The service desk – be it, HR, payroll, finance or other department – will be significantly impacted by AI next year.
“Call deflection is the low hanging fruit that can drive significant cost reduction, improved overall employee productivity and experience,” said Pat Calhoun founder of AI service management startup Espressive. “Unlike most technologies out there, the problem being solved is common across most organizations. In fact, 80-85 percent of employee requests are identical at every organization, meaning it is ripe for a pre-built solution. AI driven employee self-help will drive down call volume at the IT help desk, allowing the CIO to reallocate a big portion of his/her budget to strategic projects that are crucial for the organization to remain competitive.”
On the visual AI front, Bret Greenstein, global VP/head of AI at Cognizant Digital Business, said AI cameras will become increasingly capable and real time.
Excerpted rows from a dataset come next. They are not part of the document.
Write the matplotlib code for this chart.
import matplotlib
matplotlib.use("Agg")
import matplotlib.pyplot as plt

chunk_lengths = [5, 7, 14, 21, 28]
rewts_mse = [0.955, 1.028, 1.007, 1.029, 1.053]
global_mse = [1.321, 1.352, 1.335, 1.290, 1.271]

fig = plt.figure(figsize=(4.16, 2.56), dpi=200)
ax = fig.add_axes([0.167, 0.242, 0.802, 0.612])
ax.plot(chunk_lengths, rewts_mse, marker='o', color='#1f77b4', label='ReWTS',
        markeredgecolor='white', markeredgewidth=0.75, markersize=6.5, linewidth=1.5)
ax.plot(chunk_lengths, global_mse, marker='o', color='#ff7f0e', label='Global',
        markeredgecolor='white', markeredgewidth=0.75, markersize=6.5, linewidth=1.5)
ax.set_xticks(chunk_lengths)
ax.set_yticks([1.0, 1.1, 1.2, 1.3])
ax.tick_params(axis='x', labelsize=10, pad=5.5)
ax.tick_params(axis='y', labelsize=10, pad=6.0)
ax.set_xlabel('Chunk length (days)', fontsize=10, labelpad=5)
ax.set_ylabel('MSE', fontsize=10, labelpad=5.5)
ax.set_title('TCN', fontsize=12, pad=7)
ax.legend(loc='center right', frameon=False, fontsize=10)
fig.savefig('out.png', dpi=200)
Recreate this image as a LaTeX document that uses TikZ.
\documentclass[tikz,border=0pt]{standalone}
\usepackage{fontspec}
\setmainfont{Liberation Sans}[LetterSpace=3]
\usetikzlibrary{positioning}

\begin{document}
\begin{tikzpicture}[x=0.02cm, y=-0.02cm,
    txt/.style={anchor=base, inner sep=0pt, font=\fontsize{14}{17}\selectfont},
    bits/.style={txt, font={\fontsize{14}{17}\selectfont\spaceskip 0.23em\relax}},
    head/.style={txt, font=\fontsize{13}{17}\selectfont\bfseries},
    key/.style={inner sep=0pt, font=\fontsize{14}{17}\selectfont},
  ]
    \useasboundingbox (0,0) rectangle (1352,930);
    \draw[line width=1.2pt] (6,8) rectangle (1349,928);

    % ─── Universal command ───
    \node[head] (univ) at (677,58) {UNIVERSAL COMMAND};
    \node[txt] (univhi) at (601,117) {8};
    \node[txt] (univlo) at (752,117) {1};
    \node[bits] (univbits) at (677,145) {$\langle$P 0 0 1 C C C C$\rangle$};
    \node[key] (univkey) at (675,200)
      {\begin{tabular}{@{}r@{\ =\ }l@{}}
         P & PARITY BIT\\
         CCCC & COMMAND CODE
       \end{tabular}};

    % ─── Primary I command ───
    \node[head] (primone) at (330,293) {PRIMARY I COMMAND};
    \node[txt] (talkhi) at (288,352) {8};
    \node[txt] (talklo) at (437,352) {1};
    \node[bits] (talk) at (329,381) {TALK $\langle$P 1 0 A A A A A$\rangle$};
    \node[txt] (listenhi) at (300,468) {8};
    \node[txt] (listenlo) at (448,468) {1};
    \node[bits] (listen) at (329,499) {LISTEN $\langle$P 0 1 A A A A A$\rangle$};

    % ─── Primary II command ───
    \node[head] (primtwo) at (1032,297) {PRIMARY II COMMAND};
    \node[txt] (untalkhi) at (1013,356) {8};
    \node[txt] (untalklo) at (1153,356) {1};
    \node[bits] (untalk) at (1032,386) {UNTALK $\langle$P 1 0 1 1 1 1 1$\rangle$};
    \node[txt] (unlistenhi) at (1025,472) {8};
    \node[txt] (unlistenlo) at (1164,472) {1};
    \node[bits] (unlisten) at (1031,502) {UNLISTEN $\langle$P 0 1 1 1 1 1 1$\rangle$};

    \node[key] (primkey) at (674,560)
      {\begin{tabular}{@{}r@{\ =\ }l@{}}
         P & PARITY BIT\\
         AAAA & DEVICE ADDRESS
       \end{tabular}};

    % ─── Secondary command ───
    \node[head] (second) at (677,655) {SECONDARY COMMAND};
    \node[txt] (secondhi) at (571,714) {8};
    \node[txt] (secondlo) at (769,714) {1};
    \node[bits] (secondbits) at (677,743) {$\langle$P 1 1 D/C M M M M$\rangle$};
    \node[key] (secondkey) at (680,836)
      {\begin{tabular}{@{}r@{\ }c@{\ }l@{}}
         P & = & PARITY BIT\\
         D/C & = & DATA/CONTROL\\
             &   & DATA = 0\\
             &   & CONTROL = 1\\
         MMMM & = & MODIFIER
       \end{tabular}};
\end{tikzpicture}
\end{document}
“AI cameras will understand and act on what they see,” he said. “Today humans spend a great deal of time staring at monitors, waiting for something to happen. In the next year, thanks to AI, cameras will be able to understand what they are looking at and not just ‘see’ images. In retail stores AI driven cameras will be spot and prevent theft; on the road they’ll detect drowsy drivers; and, at home, they’ll notify owners of suspicious activities outside their front door… In Cognizant’s research, roughly two-thirds of executives indicate that they are exploring projects that employ computer vision AI technologies.”